Source data:
▼

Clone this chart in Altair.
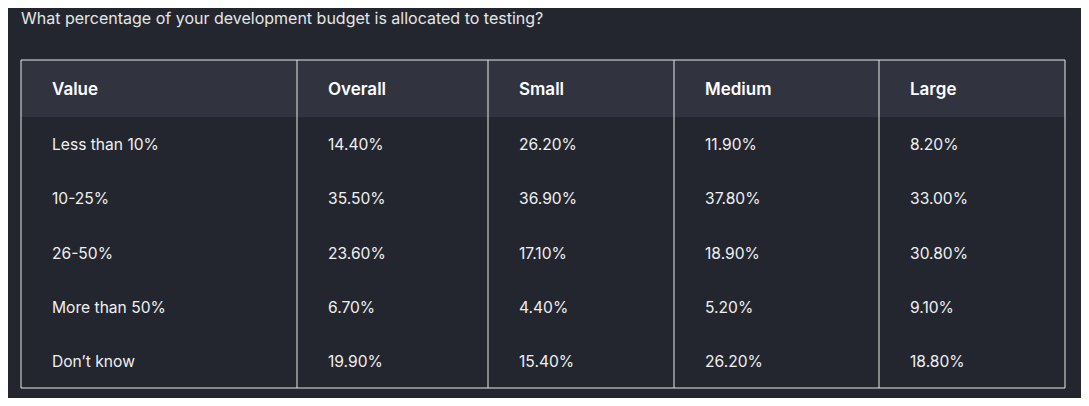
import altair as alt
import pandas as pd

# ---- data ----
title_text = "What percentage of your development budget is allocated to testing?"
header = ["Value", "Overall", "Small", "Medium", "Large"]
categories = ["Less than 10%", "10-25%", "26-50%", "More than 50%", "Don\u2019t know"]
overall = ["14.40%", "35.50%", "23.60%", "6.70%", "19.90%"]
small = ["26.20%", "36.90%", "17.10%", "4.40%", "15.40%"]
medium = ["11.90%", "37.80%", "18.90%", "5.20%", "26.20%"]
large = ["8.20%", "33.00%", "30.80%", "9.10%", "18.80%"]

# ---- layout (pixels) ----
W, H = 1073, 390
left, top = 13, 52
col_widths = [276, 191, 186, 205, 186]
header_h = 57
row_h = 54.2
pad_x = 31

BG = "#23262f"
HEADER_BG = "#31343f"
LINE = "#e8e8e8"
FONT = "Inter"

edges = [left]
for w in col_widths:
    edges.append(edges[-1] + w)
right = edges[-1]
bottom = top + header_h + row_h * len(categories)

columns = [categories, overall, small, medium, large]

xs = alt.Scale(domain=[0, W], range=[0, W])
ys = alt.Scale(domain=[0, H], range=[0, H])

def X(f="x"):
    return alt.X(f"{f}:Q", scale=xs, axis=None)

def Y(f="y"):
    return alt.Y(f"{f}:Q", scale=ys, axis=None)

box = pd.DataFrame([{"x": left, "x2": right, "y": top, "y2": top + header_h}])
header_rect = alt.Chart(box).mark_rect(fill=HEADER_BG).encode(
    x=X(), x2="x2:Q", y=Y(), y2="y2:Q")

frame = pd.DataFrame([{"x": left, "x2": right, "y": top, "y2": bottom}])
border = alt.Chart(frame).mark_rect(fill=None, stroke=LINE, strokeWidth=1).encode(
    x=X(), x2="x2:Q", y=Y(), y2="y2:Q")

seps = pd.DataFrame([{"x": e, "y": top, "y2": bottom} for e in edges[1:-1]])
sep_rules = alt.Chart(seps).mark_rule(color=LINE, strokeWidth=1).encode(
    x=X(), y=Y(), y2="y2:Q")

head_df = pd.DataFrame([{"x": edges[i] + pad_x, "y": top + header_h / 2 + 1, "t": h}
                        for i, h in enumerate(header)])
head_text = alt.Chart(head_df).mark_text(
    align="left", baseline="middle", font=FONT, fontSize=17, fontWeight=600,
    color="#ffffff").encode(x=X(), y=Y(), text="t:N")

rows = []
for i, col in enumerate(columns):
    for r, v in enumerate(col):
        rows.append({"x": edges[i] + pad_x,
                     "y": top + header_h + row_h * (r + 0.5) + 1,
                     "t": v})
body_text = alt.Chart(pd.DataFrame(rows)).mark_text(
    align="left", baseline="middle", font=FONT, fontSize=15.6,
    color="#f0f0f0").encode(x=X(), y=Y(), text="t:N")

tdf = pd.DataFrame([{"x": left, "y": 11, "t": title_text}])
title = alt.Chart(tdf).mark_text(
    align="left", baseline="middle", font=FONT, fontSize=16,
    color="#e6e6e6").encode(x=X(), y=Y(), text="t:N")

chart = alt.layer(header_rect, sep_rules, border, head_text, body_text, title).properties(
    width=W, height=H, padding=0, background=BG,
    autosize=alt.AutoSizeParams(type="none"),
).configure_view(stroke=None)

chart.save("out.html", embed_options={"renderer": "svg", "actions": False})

▲

Retype the whole listing exactly and leave the pictures out.

Clone this chart in Altair.
import altair as alt
import pandas as pd

# ---- data ----
title_text = "What percentage of your development budget is allocated to testing?"
header = ["Value", "Overall", "Small", "Medium", "Large"]
categories = ["Less than 10%", "10-25%", "26-50%", "More than 50%", "Don\u2019t know"]
overall = ["14.40%", "35.50%", "23.60%", "6.70%", "19.90%"]
small = ["26.20%", "36.90%", "17.10%", "4.40%", "15.40%"]
medium = ["11.90%", "37.80%", "18.90%", "5.20%", "26.20%"]
large = ["8.20%", "33.00%", "30.80%", "9.10%", "18.80%"]

# ---- layout (pixels) ----
W, H = 1073, 390
left, top = 13, 52
col_widths = [276, 191, 186, 205, 186]
header_h = 57
row_h = 54.2
pad_x = 31

BG = "#23262f"
HEADER_BG = "#31343f"
LINE = "#e8e8e8"
FONT = "Inter"

edges = [left]
for w in col_widths:
    edges.append(edges[-1] + w)
right = edges[-1]
bottom = top + header_h + row_h * len(categories)

columns = [categories, overall, small, medium, large]

xs = alt.Scale(domain=[0, W], range=[0, W])
ys = alt.Scale(domain=[0, H], range=[0, H])

def X(f="x"):
    return alt.X(f"{f}:Q", scale=xs, axis=None)

def Y(f="y"):
    return alt.Y(f"{f}:Q", scale=ys, axis=None)

box = pd.DataFrame([{"x": left, "x2": right, "y": top, "y2": top + header_h}])
header_rect = alt.Chart(box).mark_rect(fill=HEADER_BG).encode(
    x=X(), x2="x2:Q", y=Y(), y2="y2:Q")

frame = pd.DataFrame([{"x": left, "x2": right, "y": top, "y2": bottom}])
border = alt.Chart(frame).mark_rect(fill=None, stroke=LINE, strokeWidth=1).encode(
    x=X(), x2="x2:Q", y=Y(), y2="y2:Q")

seps = pd.DataFrame([{"x": e, "y": top, "y2": bottom} for e in edges[1:-1]])
sep_rules = alt.Chart(seps).mark_rule(color=LINE, strokeWidth=1).encode(
    x=X(), y=Y(), y2="y2:Q")

head_df = pd.DataFrame([{"x": edges[i] + pad_x, "y": top + header_h / 2 + 1, "t": h}
                        for i, h in enumerate(header)])
head_text = alt.Chart(head_df).mark_text(
    align="left", baseline="middle", font=FONT, fontSize=17, fontWeight=600,
    color="#ffffff").encode(x=X(), y=Y(), text="t:N")

rows = []
for i, col in enumerate(columns):
    for r, v in enumerate(col):
        rows.append({"x": edges[i] + pad_x,
                     "y": top + header_h + row_h * (r + 0.5) + 1,
                     "t": v})
body_text = alt.Chart(pd.DataFrame(rows)).mark_text(
    align="left", baseline="middle", font=FONT, fontSize=15.6,
    color="#f0f0f0").encode(x=X(), y=Y(), text="t:N")

tdf = pd.DataFrame([{"x": left, "y": 11, "t": title_text}])
title = alt.Chart(tdf).mark_text(
    align="left", baseline="middle", font=FONT, fontSize=16,
    color="#e6e6e6").encode(x=X(), y=Y(), text="t:N")

chart = alt.layer(header_rect, sep_rules, border, head_text, body_text, title).properties(
    width=W, height=H, padding=0, background=BG,
    autosize=alt.AutoSizeParams(type="none"),
).configure_view(stroke=None)

chart.save("out.html", embed_options={"renderer": "svg", "actions": False})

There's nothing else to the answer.